• **The problem**:
Copy each line of the records that holds the string "this".

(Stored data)
- - -
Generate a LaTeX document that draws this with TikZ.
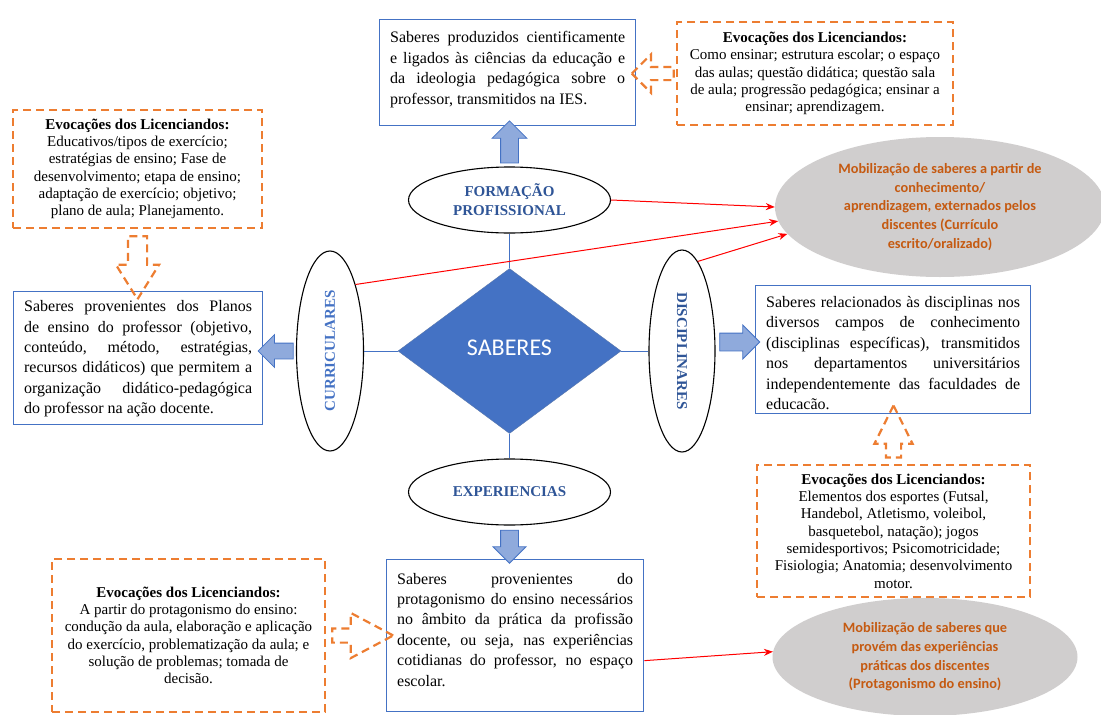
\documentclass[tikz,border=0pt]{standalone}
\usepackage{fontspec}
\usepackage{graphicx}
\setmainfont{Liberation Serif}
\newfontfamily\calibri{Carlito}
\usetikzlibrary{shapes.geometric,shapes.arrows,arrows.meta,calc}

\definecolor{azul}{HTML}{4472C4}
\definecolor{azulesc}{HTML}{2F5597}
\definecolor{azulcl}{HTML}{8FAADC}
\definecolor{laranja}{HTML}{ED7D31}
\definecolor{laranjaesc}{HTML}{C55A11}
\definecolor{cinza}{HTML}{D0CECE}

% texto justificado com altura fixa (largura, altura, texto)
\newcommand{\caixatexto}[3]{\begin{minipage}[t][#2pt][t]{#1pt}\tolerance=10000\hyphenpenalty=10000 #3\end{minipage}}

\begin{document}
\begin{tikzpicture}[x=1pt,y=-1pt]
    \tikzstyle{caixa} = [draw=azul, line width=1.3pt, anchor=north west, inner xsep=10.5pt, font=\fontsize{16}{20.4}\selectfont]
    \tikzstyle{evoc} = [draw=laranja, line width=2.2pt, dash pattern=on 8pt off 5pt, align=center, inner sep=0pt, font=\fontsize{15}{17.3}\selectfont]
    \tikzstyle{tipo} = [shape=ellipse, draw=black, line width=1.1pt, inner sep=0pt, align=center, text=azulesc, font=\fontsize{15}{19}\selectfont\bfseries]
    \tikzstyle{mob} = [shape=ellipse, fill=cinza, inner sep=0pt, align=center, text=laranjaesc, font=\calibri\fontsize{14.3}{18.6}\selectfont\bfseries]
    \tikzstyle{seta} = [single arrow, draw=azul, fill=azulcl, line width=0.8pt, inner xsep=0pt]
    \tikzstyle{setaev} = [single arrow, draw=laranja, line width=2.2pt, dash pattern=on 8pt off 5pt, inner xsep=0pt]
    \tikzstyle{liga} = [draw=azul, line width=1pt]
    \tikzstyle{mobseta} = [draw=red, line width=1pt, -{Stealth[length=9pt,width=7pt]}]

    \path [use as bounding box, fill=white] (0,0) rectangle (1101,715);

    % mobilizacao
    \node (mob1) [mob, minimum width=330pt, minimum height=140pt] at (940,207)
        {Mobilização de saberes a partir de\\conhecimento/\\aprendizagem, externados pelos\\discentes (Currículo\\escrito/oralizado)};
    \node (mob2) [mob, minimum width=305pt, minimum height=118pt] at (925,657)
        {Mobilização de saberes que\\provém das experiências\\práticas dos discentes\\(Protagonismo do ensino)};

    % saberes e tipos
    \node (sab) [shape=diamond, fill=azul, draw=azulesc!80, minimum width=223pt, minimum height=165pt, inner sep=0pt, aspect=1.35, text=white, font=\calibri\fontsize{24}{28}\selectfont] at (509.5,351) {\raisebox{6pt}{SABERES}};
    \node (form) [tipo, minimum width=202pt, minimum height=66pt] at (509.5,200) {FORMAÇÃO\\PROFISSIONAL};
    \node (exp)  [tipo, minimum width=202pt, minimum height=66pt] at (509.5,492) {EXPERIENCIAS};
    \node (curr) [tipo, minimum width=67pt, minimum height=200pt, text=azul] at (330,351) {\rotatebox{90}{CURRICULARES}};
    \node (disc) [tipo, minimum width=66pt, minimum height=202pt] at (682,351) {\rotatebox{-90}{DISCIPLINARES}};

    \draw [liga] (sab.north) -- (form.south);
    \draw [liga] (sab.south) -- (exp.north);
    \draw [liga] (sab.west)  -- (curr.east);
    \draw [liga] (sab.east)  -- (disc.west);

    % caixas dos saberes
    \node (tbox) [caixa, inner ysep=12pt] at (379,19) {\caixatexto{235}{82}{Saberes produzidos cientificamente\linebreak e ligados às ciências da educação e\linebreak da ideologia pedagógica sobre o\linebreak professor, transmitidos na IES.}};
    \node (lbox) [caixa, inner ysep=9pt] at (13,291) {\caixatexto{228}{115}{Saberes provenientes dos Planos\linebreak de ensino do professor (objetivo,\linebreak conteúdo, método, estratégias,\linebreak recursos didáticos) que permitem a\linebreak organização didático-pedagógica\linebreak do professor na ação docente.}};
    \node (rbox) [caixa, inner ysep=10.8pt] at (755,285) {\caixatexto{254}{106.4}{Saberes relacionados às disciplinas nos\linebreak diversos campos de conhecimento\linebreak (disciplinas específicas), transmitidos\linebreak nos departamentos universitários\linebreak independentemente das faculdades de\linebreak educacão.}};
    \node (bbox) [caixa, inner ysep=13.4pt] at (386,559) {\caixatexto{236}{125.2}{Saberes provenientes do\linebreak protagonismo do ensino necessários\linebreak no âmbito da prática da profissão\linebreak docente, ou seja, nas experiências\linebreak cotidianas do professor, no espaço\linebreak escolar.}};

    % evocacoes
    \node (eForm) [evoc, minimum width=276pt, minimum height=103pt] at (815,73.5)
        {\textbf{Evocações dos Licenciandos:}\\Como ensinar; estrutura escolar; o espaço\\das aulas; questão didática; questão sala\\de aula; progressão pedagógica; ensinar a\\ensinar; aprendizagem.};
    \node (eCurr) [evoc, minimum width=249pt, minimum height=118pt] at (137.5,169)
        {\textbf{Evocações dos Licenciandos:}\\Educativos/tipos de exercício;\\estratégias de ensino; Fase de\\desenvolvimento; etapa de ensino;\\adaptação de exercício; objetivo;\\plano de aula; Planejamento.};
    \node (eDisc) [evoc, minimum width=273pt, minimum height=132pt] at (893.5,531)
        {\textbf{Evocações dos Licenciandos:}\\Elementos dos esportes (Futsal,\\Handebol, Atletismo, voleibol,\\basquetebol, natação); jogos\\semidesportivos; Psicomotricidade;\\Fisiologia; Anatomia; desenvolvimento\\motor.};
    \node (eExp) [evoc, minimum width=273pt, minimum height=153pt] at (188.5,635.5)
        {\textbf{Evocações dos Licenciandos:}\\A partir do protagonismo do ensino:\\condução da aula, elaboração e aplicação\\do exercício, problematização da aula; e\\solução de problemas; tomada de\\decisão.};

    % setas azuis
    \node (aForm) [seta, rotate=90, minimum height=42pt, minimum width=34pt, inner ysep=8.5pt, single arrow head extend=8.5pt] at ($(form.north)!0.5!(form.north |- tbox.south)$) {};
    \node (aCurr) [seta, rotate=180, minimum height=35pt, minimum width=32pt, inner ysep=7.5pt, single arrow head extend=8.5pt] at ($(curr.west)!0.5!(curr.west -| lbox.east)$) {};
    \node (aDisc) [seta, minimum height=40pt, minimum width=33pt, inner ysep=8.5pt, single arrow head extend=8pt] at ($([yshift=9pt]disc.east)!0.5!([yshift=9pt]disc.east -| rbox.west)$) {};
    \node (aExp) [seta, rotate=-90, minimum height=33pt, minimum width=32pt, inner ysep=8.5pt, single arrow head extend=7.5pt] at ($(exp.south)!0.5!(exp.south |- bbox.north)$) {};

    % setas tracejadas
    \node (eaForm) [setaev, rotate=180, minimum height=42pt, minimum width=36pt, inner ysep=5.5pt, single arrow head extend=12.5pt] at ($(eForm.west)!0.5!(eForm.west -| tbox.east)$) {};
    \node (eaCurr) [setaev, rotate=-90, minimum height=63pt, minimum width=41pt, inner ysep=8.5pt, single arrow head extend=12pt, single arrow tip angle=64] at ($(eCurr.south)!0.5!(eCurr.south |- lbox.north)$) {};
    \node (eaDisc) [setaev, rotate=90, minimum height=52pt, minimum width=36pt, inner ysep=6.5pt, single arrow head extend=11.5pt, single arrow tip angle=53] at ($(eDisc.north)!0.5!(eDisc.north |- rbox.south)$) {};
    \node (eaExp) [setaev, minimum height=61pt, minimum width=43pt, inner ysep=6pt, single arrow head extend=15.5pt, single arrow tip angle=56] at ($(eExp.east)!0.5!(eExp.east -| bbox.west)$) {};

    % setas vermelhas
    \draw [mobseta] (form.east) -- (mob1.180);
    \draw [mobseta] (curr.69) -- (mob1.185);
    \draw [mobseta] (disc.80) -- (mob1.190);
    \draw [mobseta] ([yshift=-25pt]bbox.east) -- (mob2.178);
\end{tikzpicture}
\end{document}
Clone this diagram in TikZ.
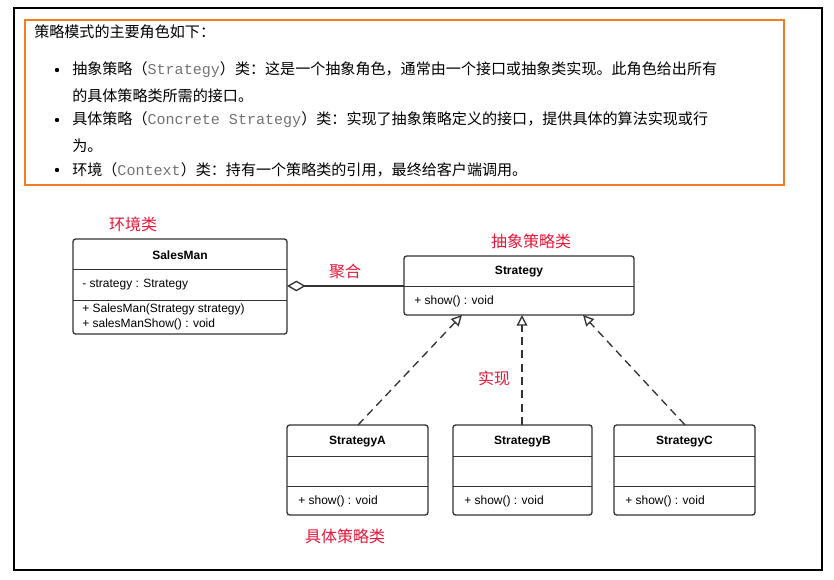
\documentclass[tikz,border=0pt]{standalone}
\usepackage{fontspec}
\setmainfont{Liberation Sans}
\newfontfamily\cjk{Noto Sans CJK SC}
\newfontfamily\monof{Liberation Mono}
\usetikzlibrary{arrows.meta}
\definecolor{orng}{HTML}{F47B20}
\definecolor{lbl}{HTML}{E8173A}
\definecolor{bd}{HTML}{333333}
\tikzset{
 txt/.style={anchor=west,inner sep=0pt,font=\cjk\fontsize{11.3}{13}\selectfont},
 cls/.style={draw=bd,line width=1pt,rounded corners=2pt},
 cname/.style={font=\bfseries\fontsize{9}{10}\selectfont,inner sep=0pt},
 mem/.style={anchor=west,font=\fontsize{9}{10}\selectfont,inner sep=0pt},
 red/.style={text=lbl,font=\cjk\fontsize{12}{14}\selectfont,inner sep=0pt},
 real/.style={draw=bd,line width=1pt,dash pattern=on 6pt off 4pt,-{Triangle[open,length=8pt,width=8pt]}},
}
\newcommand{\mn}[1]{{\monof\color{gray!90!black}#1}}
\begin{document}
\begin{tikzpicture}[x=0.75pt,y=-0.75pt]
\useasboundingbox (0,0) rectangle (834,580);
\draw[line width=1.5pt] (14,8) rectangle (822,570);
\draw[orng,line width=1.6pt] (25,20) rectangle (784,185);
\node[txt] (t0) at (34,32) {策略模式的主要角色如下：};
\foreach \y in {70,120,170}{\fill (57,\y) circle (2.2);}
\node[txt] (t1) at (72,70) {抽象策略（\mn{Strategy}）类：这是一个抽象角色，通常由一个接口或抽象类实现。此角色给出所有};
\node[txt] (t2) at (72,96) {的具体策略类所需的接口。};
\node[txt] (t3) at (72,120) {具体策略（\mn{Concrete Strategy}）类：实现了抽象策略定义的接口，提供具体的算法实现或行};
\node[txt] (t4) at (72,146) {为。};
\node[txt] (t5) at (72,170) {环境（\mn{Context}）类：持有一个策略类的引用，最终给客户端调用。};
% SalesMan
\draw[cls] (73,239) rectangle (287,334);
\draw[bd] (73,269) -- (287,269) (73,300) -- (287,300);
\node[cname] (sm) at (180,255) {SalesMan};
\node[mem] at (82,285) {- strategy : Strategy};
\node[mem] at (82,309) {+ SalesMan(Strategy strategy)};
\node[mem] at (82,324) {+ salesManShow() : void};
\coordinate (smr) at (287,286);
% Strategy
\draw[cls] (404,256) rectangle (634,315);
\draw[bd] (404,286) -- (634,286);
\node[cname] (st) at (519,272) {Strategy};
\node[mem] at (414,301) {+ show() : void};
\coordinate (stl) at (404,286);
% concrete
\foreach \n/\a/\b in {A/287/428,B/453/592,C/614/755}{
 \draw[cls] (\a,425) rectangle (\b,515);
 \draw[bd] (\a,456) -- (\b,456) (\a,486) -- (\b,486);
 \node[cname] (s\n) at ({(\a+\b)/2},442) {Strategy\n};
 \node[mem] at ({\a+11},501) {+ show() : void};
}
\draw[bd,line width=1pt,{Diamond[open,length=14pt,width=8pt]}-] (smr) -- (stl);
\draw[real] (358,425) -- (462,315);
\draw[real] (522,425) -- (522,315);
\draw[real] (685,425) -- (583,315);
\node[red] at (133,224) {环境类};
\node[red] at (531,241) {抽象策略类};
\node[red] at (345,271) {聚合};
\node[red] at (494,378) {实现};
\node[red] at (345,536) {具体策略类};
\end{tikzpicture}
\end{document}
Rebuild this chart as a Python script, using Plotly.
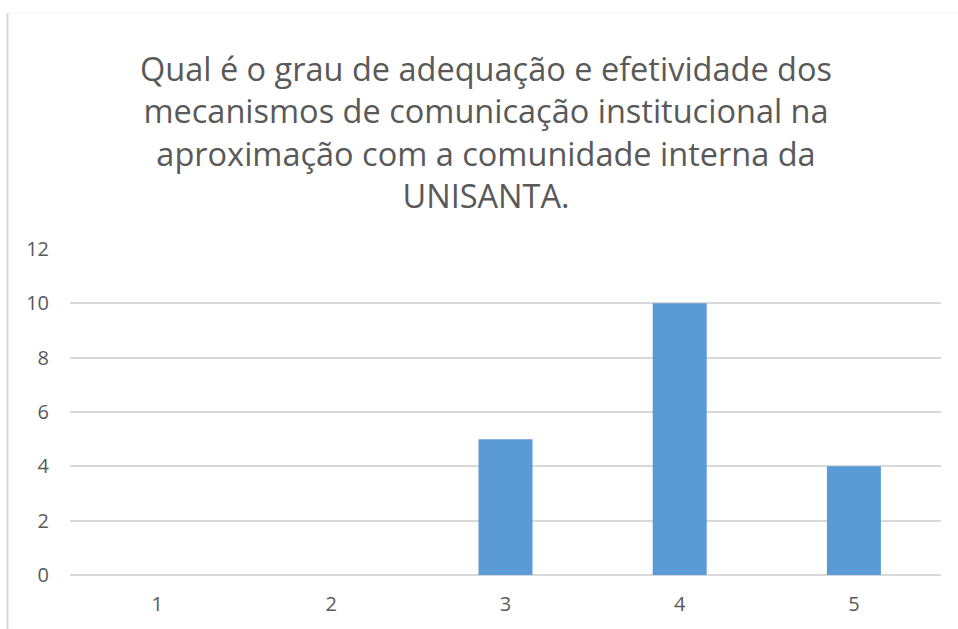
- - -
• **Output of the task**:
Generate a LaTeX document that draws this with TikZ.
Clone this diagram in TikZ.
Rebuild this chart as a Python script, using Plotly.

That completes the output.